Every so often, it's satisfying to treat yourself to a meal at a nice restaurant. Sometimes, you just want to sit back, relax, and shell out some cash on a dish that your favorite, affordable restaurant just can’t replicate.
However, more often than not, diners feel pressure to spring for the more expensive bottle of wine when out at a nice restaurant -- even though they might not be able to discern any strong difference between two nice (but differently priced) bottles anyway.
Jay Rayner, a 50-year-old restaurant critic, is here to tell you to stop that practice in its tacks. Per the Telegraph, he recommends that customers buy the cheaper bottles on the wine lists, if only to stick it to snobby wine connoisseurs that try to make diners feel inferior for choosing a less expensive bottle.
Per the Telegraph, he told the Cheltenham Literature Festival: "I refuse to be intimidated by a wine list.

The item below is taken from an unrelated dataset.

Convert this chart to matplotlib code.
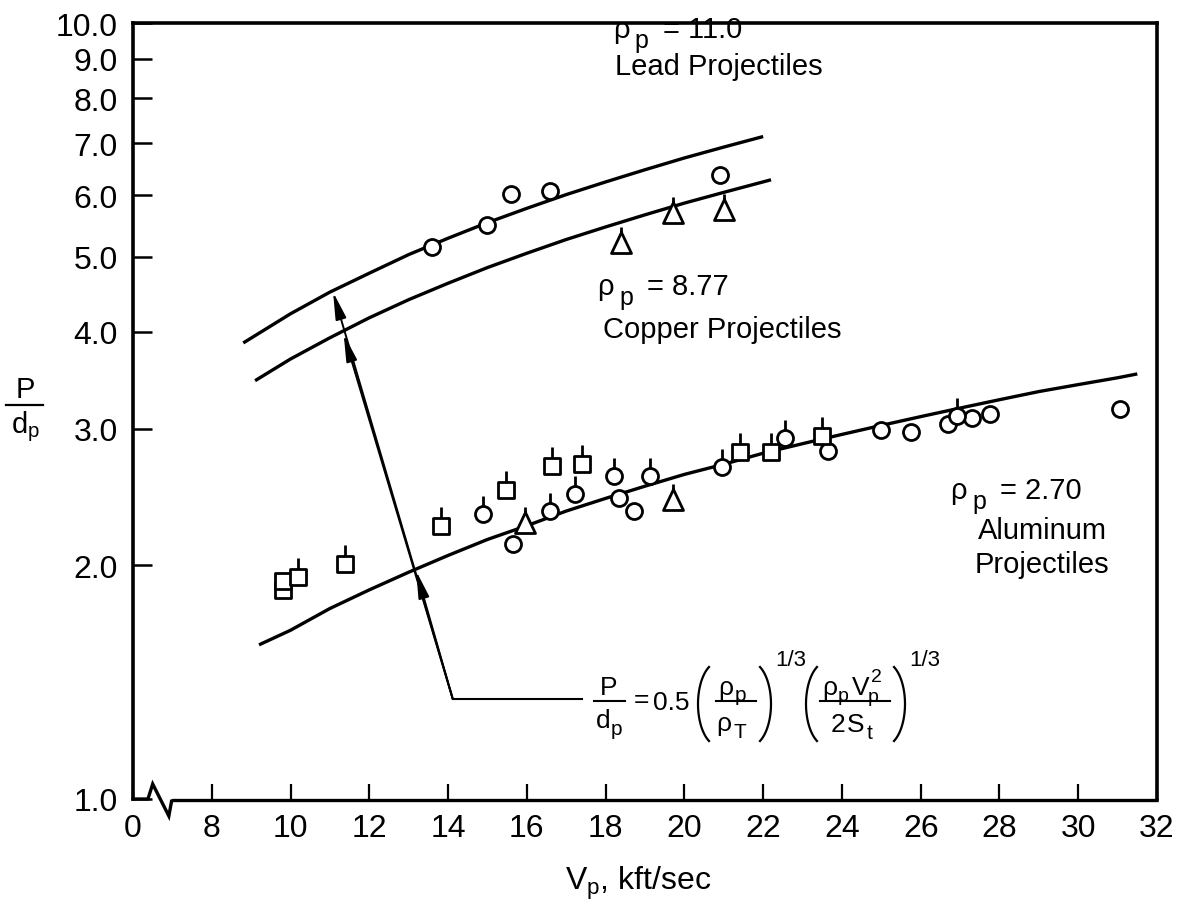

"Wine lists are fraught with problems but mostly because of the b------- spouted by wine connoisseurs. They irritate me profoundly.
"I do not hold to being intimidated by anything in this life and if a wine list irritates you just buy the cheapest on the list and tell them all to p--- off.”
Let’s be real; it’s not like any of us are paying much attention to the flavor profile of our wine toward the end of the bottle anyway, right?
Rayner went on to describe his experience dining at Jason Atherton’s London restaurant called City Social, where he was able to figure out that one of the establishment’s own waiters didn’t know the details of his wine list because it was so costly and lengthy. When Rayner asked his waiter to find him a bottle of Pinot Noir for under £50, the waiter scoffed at him; until Rayner was able to point one out, there on the menu, for £49.
Rayner didn’t stop there though; he also has a vendetta against those who criticize others for ordering take-out.
"There is a group out there who will make an assumption and wag their finger at you and say 'if you don't cook everything from scratch you will be unhealthy’.
"The evidence based on all the academic papers I have looked at is not conclusive on that and it is the home cooks, the ones who absolutely love cooking at home, who can also turn out to be the greedy b-------. So you just can't make an assumption,” he concluded.